2004
This year marks 20 years since the last time I was sane lol
It's honestly sad but I realized this while talking with my sister and I'm glad we both can laugh. I think we did pretty phuqing good for having been sad and heart broken this long. But damn there's some shit I just really wish didn't happen.
I say I'm ok, because I am. Deep down though, the past still has a strong affect in me. Summer 2025 will be 20 years since the worst time of my life. FUCK.

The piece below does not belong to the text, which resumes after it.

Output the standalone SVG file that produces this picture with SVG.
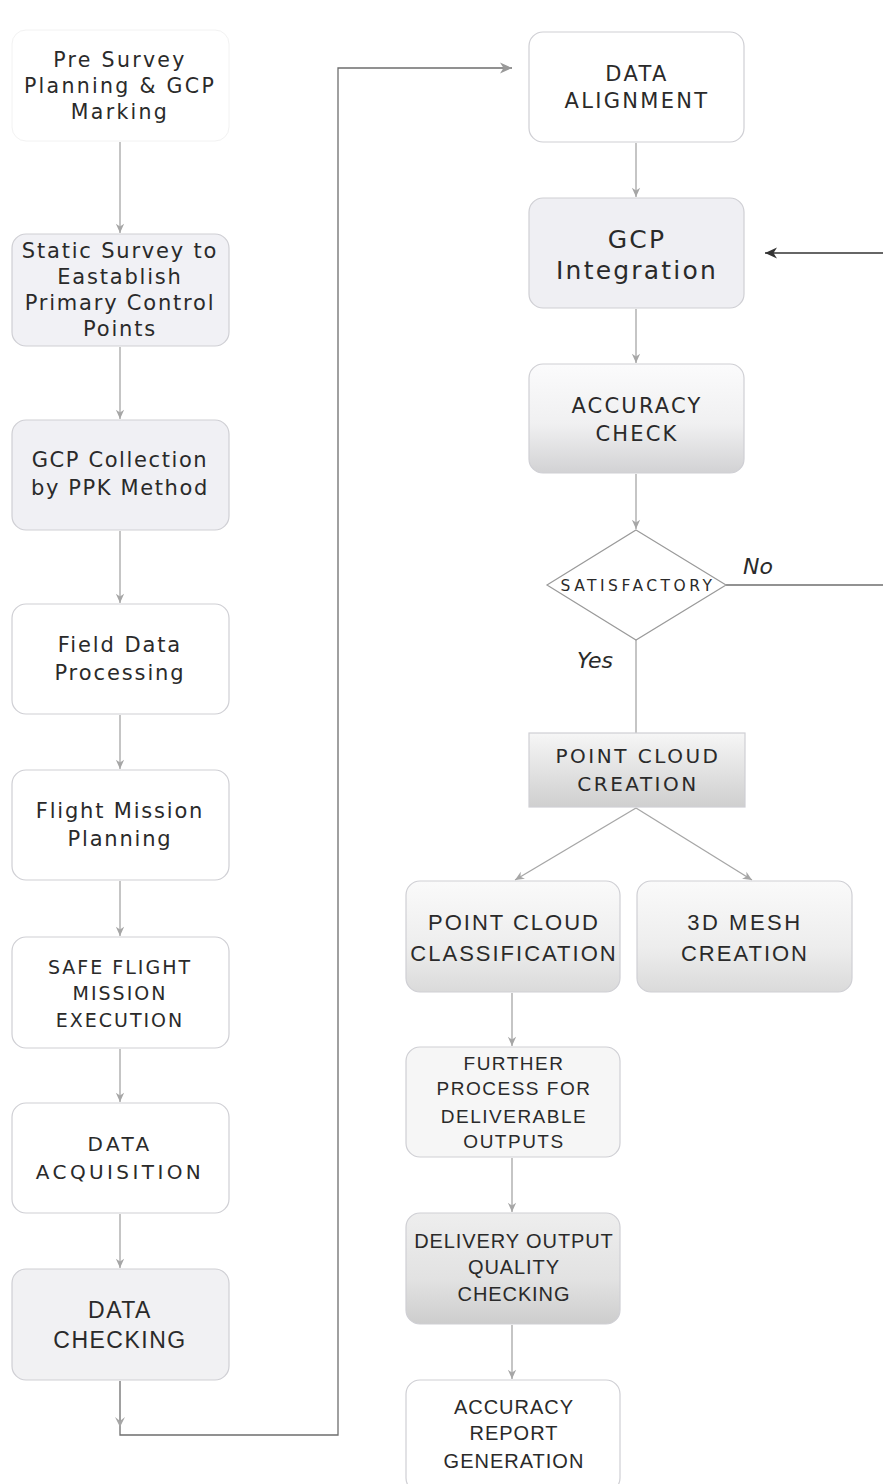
<svg xmlns="http://www.w3.org/2000/svg" width="883" height="1484" viewBox="0 0 883 1484">
<style>
.box{stroke:#cfcfd4;stroke-width:1.2}
.v{font-family:"DejaVu Sans",Verdana,sans-serif;fill:#2a2a2a;text-anchor:middle}
.a{font-family:"Liberation Sans",Arial,sans-serif;fill:#2a2a2a;text-anchor:middle}
.c{fill:none;stroke:#a6a6a6;stroke-width:1.3}
.cd{fill:none;stroke:#6e6e6e;stroke-width:1.3}
.ck{fill:none;stroke:#333;stroke-width:1.4}
.it{font-family:"DejaVu Sans",Verdana,sans-serif;font-style:italic;fill:#2a2a2a;font-size:22px}
</style>
<defs>
<marker id="ah" viewBox="0 0 12 12" refX="11" refY="6" markerWidth="11" markerHeight="11" markerUnits="userSpaceOnUse" orient="auto">
<path d="M1,1.5 L11,6 L1,10.5 L4,6 Z" fill="#a6a6a6"/>
</marker>
<marker id="ahd" viewBox="0 0 14 14" refX="13" refY="7" markerWidth="14" markerHeight="14" markerUnits="userSpaceOnUse" orient="auto">
<path d="M1,1.5 L13,7 L1,12.5 L4.5,7 Z" fill="#999"/>
</marker>
<marker id="ahk" viewBox="0 0 14 14" refX="13" refY="7" markerWidth="14" markerHeight="14" markerUnits="userSpaceOnUse" orient="auto">
<path d="M1,1.5 L13,7 L1,12.5 L4.5,7 Z" fill="#333"/>
</marker>
<linearGradient id="gAcc" x1="0" y1="0" x2="0" y2="1"><stop offset="0" stop-color="#fbfbfc"/><stop offset="0.55" stop-color="#f0f0f1"/><stop offset="1" stop-color="#d2d2d4"/></linearGradient>
<linearGradient id="gPcc" x1="0" y1="0" x2="0" y2="1"><stop offset="0" stop-color="#f6f6f6"/><stop offset="1" stop-color="#cfcfcf"/></linearGradient>
<linearGradient id="gCls" x1="0" y1="0" x2="0" y2="1"><stop offset="0" stop-color="#fafafa"/><stop offset="0.6" stop-color="#ededed"/><stop offset="1" stop-color="#dadada"/></linearGradient>
<linearGradient id="gDel" x1="0" y1="0" x2="0" y2="1"><stop offset="0" stop-color="#eeeeee"/><stop offset="0.6" stop-color="#e2e2e2"/><stop offset="1" stop-color="#cdcdcd"/></linearGradient>
</defs>

<g id="connectors">
<path class="c" d="M120,142 V233" marker-end="url(#ah)"/>
<path class="c" d="M120,347 V419" marker-end="url(#ah)"/>
<path class="c" d="M120,531 V603" marker-end="url(#ah)"/>
<path class="c" d="M120,715 V769" marker-end="url(#ah)"/>
<path class="c" d="M120,881 V936" marker-end="url(#ah)"/>
<path class="c" d="M120,1049 V1102" marker-end="url(#ah)"/>
<path class="c" d="M120,1214 V1268" marker-end="url(#ah)"/>
<path class="cd" d="M120,1381 V1435 H338 V68 H512" marker-end="url(#ahd)"/>
<path d="M115,1417 L120,1427 L125,1417 L120,1421 Z" fill="#a6a6a6"/>
<path class="c" d="M636,143 V197" marker-end="url(#ah)"/>
<path class="c" d="M636,309 V363" marker-end="url(#ah)"/>
<path class="c" d="M636,474 V529" marker-end="url(#ah)"/>
<path class="cd" d="M726,585 H883"/>
<path class="ck" d="M883,253 H765" marker-end="url(#ahk)"/>
<path class="c" d="M636,640 V733"/>
<path class="c" d="M636,808 L515,880" marker-end="url(#ah)"/>
<path class="c" d="M636,808 L752,880" marker-end="url(#ah)"/>
<path class="c" d="M512,993 V1046" marker-end="url(#ah)"/>
<path class="c" d="M512,1158 V1212" marker-end="url(#ah)"/>
<path class="c" d="M512,1325 V1379" marker-end="url(#ah)"/>
<text class="it" x="743" y="574">No</text>
<text class="it" x="577" y="668">Yes</text>
</g>

<g id="n1">
<rect x="12" y="30" width="217" height="111" rx="14" fill="#ffffff" stroke="#f2f2f2" stroke-width="1"/>
<text class="v" font-size="20.5" letter-spacing="2.3" x="120" y="67">Pre Survey</text>
<text class="v" font-size="20.5" letter-spacing="2.3" x="120" y="93">Planning &amp; GCP</text>
<text class="v" font-size="20.5" letter-spacing="2.3" x="120" y="119">Marking</text>
</g>
<g id="n2">
<rect class="box" x="12" y="234" width="217" height="112" rx="14" fill="#f1f1f5"/>
<text class="v" font-size="21" letter-spacing="1.8" x="120" y="258">Static Survey to</text>
<text class="v" font-size="21" letter-spacing="1.8" x="120" y="284">Eastablish</text>
<text class="v" font-size="21" letter-spacing="1.8" x="120" y="310">Primary Control</text>
<text class="v" font-size="21" letter-spacing="1.8" x="120" y="336">Points</text>
</g>
<g id="n3">
<rect class="box" x="12" y="420" width="217" height="110" rx="14" fill="#f0f0f4"/>
<text class="v" font-size="21" letter-spacing="1.6" x="120" y="467">GCP Collection</text>
<text class="v" font-size="21" letter-spacing="1.6" x="120" y="495">by PPK Method</text>
</g>
<g id="n4">
<rect class="box" x="12" y="604" width="217" height="110" rx="14" fill="#ffffff"/>
<text class="v" font-size="21" letter-spacing="1.9" x="120" y="652">Field Data</text>
<text class="v" font-size="21" letter-spacing="1.9" x="120" y="680">Processing</text>
</g>
<g id="n5">
<rect class="box" x="12" y="770" width="217" height="110" rx="14" fill="#ffffff"/>
<text class="v" font-size="21" letter-spacing="1.8" x="120" y="818">Flight Mission</text>
<text class="v" font-size="21" letter-spacing="1.8" x="120" y="846">Planning</text>
</g>
<g id="n6">
<rect class="box" x="12" y="937" width="217" height="111" rx="14" fill="#ffffff"/>
<text class="v" font-size="19" letter-spacing="2" x="120" y="974">SAFE FLIGHT</text>
<text class="v" font-size="19" letter-spacing="2" x="120" y="1000">MISSION</text>
<text class="v" font-size="19" letter-spacing="2" x="120" y="1027">EXECUTION</text>
</g>
<g id="n7">
<rect class="box" x="12" y="1103" width="217" height="110" rx="14" fill="#ffffff"/>
<text class="v" font-size="20" letter-spacing="3.4" x="120" y="1151">DATA</text>
<text class="v" font-size="20" letter-spacing="3.4" x="120" y="1179">ACQUISITION</text>
</g>
<g id="n8">
<rect class="box" x="12" y="1269" width="217" height="111" rx="14" fill="#f1f1f3"/>
<text class="a" font-size="23" letter-spacing="1.5" x="120" y="1318">DATA</text>
<text class="a" font-size="23" letter-spacing="1.5" x="120" y="1348">CHECKING</text>
</g>

<g id="r1">
<rect class="box" x="529" y="32" width="215" height="110" rx="14" fill="#ffffff"/>
<text class="v" font-size="21" letter-spacing="2.3" x="637" y="81">DATA</text>
<text class="v" font-size="21" letter-spacing="2.3" x="637" y="108">ALIGNMENT</text>
</g>
<g id="r2">
<rect class="box" x="529" y="198" width="215" height="110" rx="14" fill="#efeff3"/>
<text class="v" font-size="25" letter-spacing="2.2" x="637" y="248">GCP</text>
<text class="v" font-size="25" letter-spacing="2.2" x="637" y="279">Integration</text>
</g>
<g id="r3">
<rect class="box" x="529" y="364" width="215" height="109" rx="14" fill="url(#gAcc)"/>
<text class="v" font-size="21" letter-spacing="2.2" x="637" y="413">ACCURACY</text>
<text class="v" font-size="21" letter-spacing="2.2" x="637" y="441">CHECK</text>
</g>
<g id="d1">
<polygon points="636,530 726,585 636,640 547,585" fill="#ffffff" stroke="#9a9a9a" stroke-width="1.2"/>
<text class="v" font-size="15.5" letter-spacing="3.5" x="638" y="591">SATISFACTORY</text>
</g>
<g id="r4">
<rect class="box" x="529" y="733" width="216" height="74" fill="url(#gPcc)" stroke="#bdbdbd"/>
<text class="v" font-size="20" letter-spacing="2.5" x="638" y="763">POINT CLOUD</text>
<text class="v" font-size="20" letter-spacing="2.5" x="638" y="791">CREATION</text>
</g>
<g id="r5">
<rect class="box" x="406" y="881" width="214" height="111" rx="14" fill="url(#gCls)"/>
<text class="a" font-size="22" letter-spacing="2" x="514" y="930">POINT CLOUD</text>
<text class="a" font-size="22" letter-spacing="2" x="514" y="961">CLASSIFICATION</text>
</g>
<g id="r6">
<rect class="box" x="637" y="881" width="215" height="111" rx="14" fill="url(#gCls)"/>
<text class="a" font-size="22" letter-spacing="2.5" x="745" y="930">3D MESH</text>
<text class="a" font-size="22" letter-spacing="2" x="745" y="961">CREATION</text>
</g>
<g id="r7">
<rect class="box" x="406" y="1047" width="214" height="110" rx="14" fill="#f6f6f6"/>
<text class="a" font-size="19" letter-spacing="1.5" x="514" y="1070">FURTHER</text>
<text class="a" font-size="19" letter-spacing="1.5" x="514" y="1095">PROCESS FOR</text>
<text class="a" font-size="19" letter-spacing="1.5" x="514" y="1123">DELIVERABLE</text>
<text class="a" font-size="19" letter-spacing="1.5" x="514" y="1148">OUTPUTS</text>
</g>
<g id="r8">
<rect class="box" x="406" y="1213" width="214" height="111" rx="14" fill="url(#gDel)"/>
<text class="a" font-size="20" letter-spacing="0.9" x="514" y="1248">DELIVERY OUTPUT</text>
<text class="a" font-size="20" letter-spacing="0.9" x="514" y="1274">QUALITY</text>
<text class="a" font-size="20" letter-spacing="0.9" x="514" y="1301">CHECKING</text>
</g>
<g id="r9">
<rect class="box" x="406" y="1380" width="214" height="112" rx="14" fill="#ffffff"/>
<text class="a" font-size="20" letter-spacing="1" x="514" y="1414">ACCURACY</text>
<text class="a" font-size="20" letter-spacing="1" x="514" y="1440">REPORT</text>
<text class="a" font-size="20" letter-spacing="1" x="514" y="1468">GENERATION</text>
</g>
</svg>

The lack of understanding of my situation is probably what bothers me most. Of course I'm screwed up yo, I had to bury my twin. That's after seeing her death with my own two eyes. Momma looked like me laying in that casket. Especially now since I'm older. I wish I had done all the stuff I should've did to make things way better now. I still ask, why did that even have to happen!? WHY WHY WHY!?!!!!!?????!!!!!! 🥺🥺🥺🥺🥺
The anger, the sadness, the anxiety everyone is experiencing. I can't help but think we wouldn't deal with these things if momma was here. The rage and craziness of last year dribbling over into a new year. I had really hoped that wouldn't happen. Being an empath, it's very hard to deal with.
When I say I want everyone to experience love, peace, joy I mean it. I'm choosing to be understanding. I'd like it back, but I get it that not everyone gets it. Some people can't or don't put themselves in someone else's shoes. I'm so good to people. And listen, I'll keep being that be I get it back or naw. One things for sure though, I will NOT be taken advantage of, talked down to or treated like shit. Phuqalluhdat'.
I'm a grown ass woman that has A LOT of growing to do for sure. Water me or leave me alone. The changes are happening, give me some phuqing time. I wish things got better over night. That's unrealistic. Heh and as someone who did self destructive things to escape reality, I should phuqing know. I'm piecing back the pieces of my mind that I may find peace of mind. Please, read the first sentence of this post again. I turn 32 in 9 days. Think about that. I make no excuses for my behaviors over the years. Give me some credit though. I didn't get strung out, drunk, commit crimes, treat people like crap, damage things, none of that. No judgement to people who did after they witnessed tragedy. Sometimes I think maybe I should've did all the shit I thought to. The worst things I did was give up, load up on self loathe and stopped thinking clearly. I'll say though, it's very difficult to think clearly when dealing with trauma and anxiety.
But aye, I'm going to get things right. Cheer me on. I'm doing a lot better. Recognize it. I don't point out everything someone is doing wrong. Oh I did it before, as my get back. You learn as you age though, no one wins that way. I spend my time wanting the best for everyone. I'm rooting for everyone. I honestly love everyone. God, please help us in all the ways we need it. I want to win. I've lost so much. Can I win now?? I want the victory. I deserve to be happy.